The diagram below shows the root causes of unnecessary soak time, and what can be the effects of this.

   

Figure 02: Root Causes

Case Study: Lobster Fishing

As an example case, the recent history of lobster catch in eastern North America illustrates a root cause for the increase in ghost gear. 

Since 2000, lobster catch in the U.S. has increased. The reason for this increase is more offshore fishing than nearshore fishing. Offshore fishing is a more industrial endeavour, using larger traps, set in deeper water, and using stronger ropes. The vessels for offshore fishing are often twice as large as the lobster dayboats frequenting nearshore fishing. [8] As the commercial fishing industry was expanding, the growing lobster catch resulted in more vertical ropes in areas where Right Whales are found. [9]. To give a sense of scale to the lobster fishing industry, in 2018, 147.6 million pounds of lobster were landed coastwide, representing a $630 million ex-vessel value. [10]

Figure 03: Lobsters fished offshore vs nearshore over time [11]

The Gulf of Maine / Georges Bank stock is not overfished. Rather, the stock abundance has increased since 1979 and at an accelerated pace since 2007. Current stock abundance is at an all-time high and recruitment has remained high between 2008 and 2013 [12]. The population of lobster is not disappearing, instead it is the location that has changed.

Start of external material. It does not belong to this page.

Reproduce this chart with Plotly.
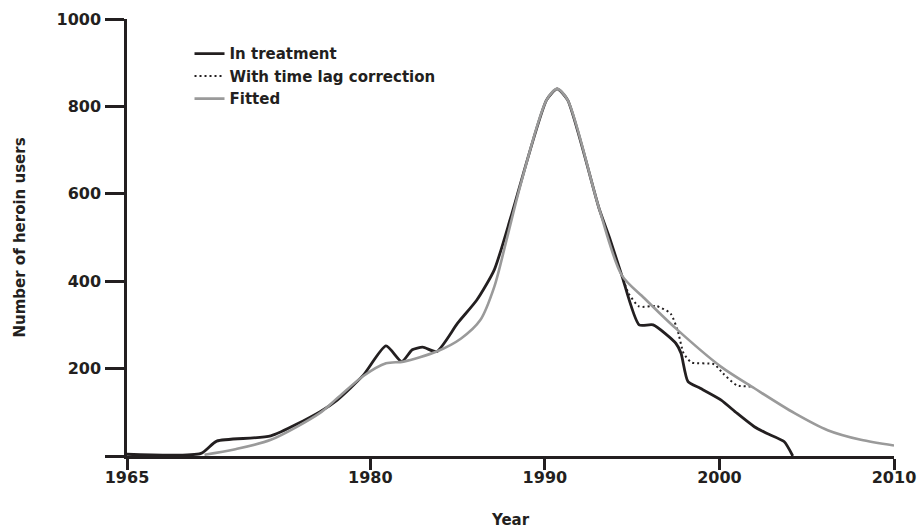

The way we determine stock size is by catch-per-unit-effort, also known as catch rate. It is frequently the single most useful index for long-term monitoring of a fishery. Catch rates by boat and gear categories, often combined with data on fish size at capture, permit a large number of analyses relating to gear selectivity, indices of exploitation and monitoring of economic efficiency. [13]

The location has changed due to warming sea surface temperatures. This forces the lobster to higher latitudes than previously. Although ocean temperatures worldwide have risen 0.12 deg C each decade since 1980, this is not the case for offshore in the U.S. Northeast region (where the lobsters are). From 1982 to 2006, the sea surface temperatures in that region increased by twice the global rate, according to the National Climate Assessment. The Gulf of Maine is a hotspot, where it’s predicted the sea surface temperatures are warming faster than anywhere else on the planet, to an estimated possible between 2 - 4 deg F by the end of the century (2020) [14]

Figure 04: Sea surface temperature trends and map of change [15]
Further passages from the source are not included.